We all have blind spots – things about us that we don’t see. We need others to show us these areas and help us to grow and change. The apostle Paul tells us to learn to ‘speak the truth in love’ to one another (Eph.4:15). We all need truth-tellers. The truth can set us free. Some people speak the truth but not in a loving manner while others are so loving that they never speak the truth.
We all need to be lovingly assertive, when appropriate. Avoid being overly assertive which leads to aggression. Avoid being under-assertive, allowing people to walk all over you.
Confrontation is not easy. In fact, it can be very difficult. We all fear being disliked. We may be afraid of making things worse. However, usually it is the attitude in which you confront that makes things worse, not the confrontation itself. We may fear rejection. We may find it difficult to share our feelings. We may think that confrontation will destroy love and trust. Actually, if done correctly, confrontation can build more love and trust into the relationship.

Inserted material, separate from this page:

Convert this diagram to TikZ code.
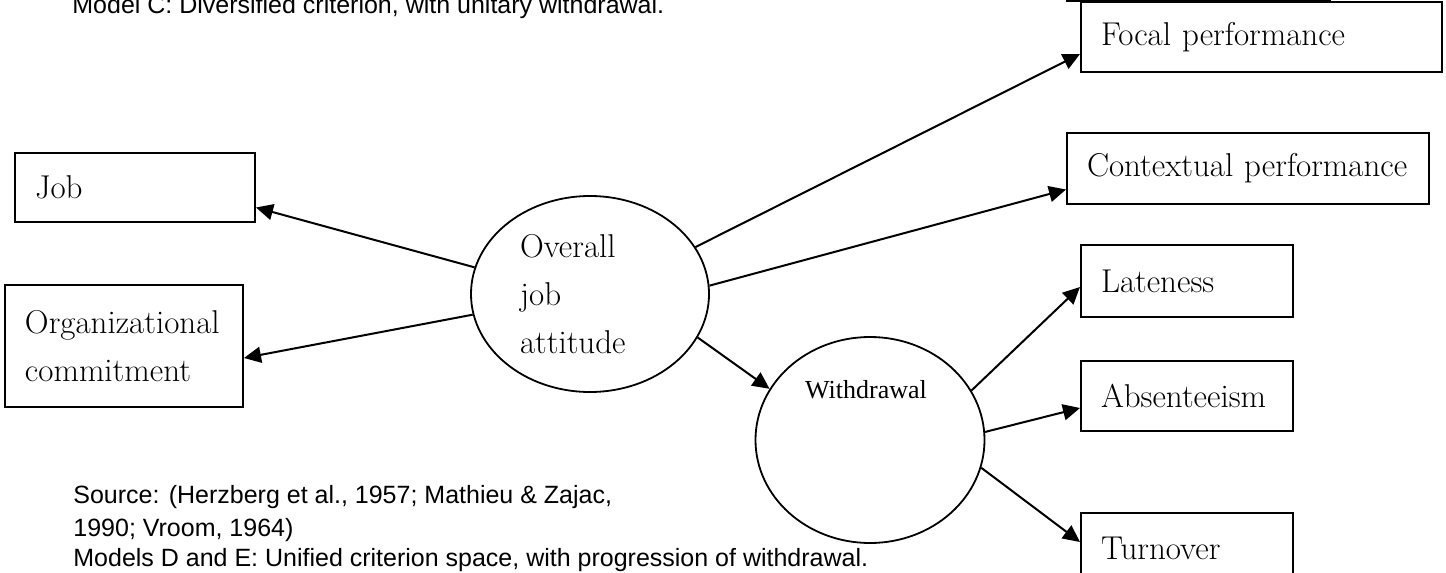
\documentclass[tikz,border=0pt]{standalone}
\usepackage{fontspec}
\usepackage{tikz}
\usetikzlibrary{shapes,arrows.meta,positioning,calc}
\newfontfamily\capfont{Liberation Sans}
\newfontfamily\wdfont{Liberation Serif}

\begin{document}
\begin{tikzpicture}[x=0.5pt, y=-0.5pt,
        box/.style={draw, line width=1pt, rectangle, inner xsep=10pt, inner ysep=0pt, align=left, font=\fontsize{16.5}{24}\selectfont},
        blob/.style={draw, line width=0.9pt, ellipse, inner sep=0pt},
        link/.style={line width=1pt, -{Triangle[length=8.5pt, width=8pt]}},
        caption/.style={anchor=base west, inner sep=0pt, font=\capfont\fontsize{12.5}{15.5}\selectfont}]
        % Frame
        \useasboundingbox (0,0) rectangle (1446,573);
        \clip (0,0) rectangle (1446,573);
        \draw[line width=1pt] (1067,-60) rectangle (1330,1);

        % Captions
        \node[caption] (modelc) at (72,13) {Model C: Diversified criterion, with unitary withdrawal.};
        \node[caption] (src1) at (73,503) {Source: (Herzberg et al., 1957; Mathieu \& Zajac,};
        \node[caption] (src2) at (73,536) {1990; Vroom, 1964)};
        \node[caption] (models) at (73,566) {Models D and E: Unified criterion space, with progression of withdrawal.};

        % Attitudes
        \node[box, text width=100pt, minimum height=34.5pt] (job) at (135,187.5) {Job};
        \node[box, text width=99pt, minimum height=61pt] (org) at (124,346) {Organizational\\commitment};
        \node[blob, minimum width=119pt, minimum height=98pt, align=left, text width=70pt,
            font=\fontsize{16.5}{24}\selectfont] (ov) at (590,294) {Overall\\job\\attitude};

        % Criteria
        \node[box, text width=160.5pt, minimum height=35pt] (focal) at (1261.5,37) {Focal performance};
        \node[box, text width=161pt, minimum height=35.5pt] (ctx) at (1248,168.5) {Contextual performance};
        \node[blob, minimum width=114.5pt, minimum height=103pt] (wd) at (870,440) {};
        \node[font=\wdfont\fontsize{13}{15}\selectfont] (wdlabel) at (866,390) {Withdrawal};
        \node[box, text width=86pt, minimum height=36pt] (late) at (1187,281) {Lateness};
        \node[box, text width=86pt, minimum height=35pt] (abs) at (1187,396) {Absenteeism};
        \node[box, text width=86pt, minimum height=35pt] (turn) at (1187,548) {Turnover};

        % Arrows
        \draw[link] (ov.167) -- ($(job.east)+(0,20)$);
        \draw[link] (ov.190.6) -- ($(org.east)+(0,12)$);
        \draw[link] (ov.24.8) -- ($(focal.west)+(0,17)$);
        \draw[link] (ov.4.8) -- ($(ctx.west)+(0,21)$);
        \draw[link] (ov.-22.6) -- (wd.153);
        \draw[link] (wd.26.6) -- ($(late.west)+(0,6)$);
        \draw[link] (wd.4) -- ($(abs.west)+(0,12)$);
        \draw[link] (wd.-14.4) -- ($(turn.west)+(0,-6)$);
    \end{tikzpicture}
\end{document}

We can confront without hurting. We must not hang on to our anger and hurt. We need to take responsibility for our feelings. Share your feelings and thoughts honestly and openly. Always seek to maintain the relationship. Have the courage and the consideration to confront lovingly.
Assertiveness and confrontation always need to be done with the right spirit. We should not be either overeager or too hesitant to confront. We should confront, not because it makes us feel good, but because we are committed to the quality of our relationships. Confronting with the right spirit comes out of having the right goal in your confrontation.
Is there someone you need to have an open and honest conversation with? Don't leave it any longer. Ask God for wisdom to speak the truth in love ... as soon as you can. I think you'll be glad you did.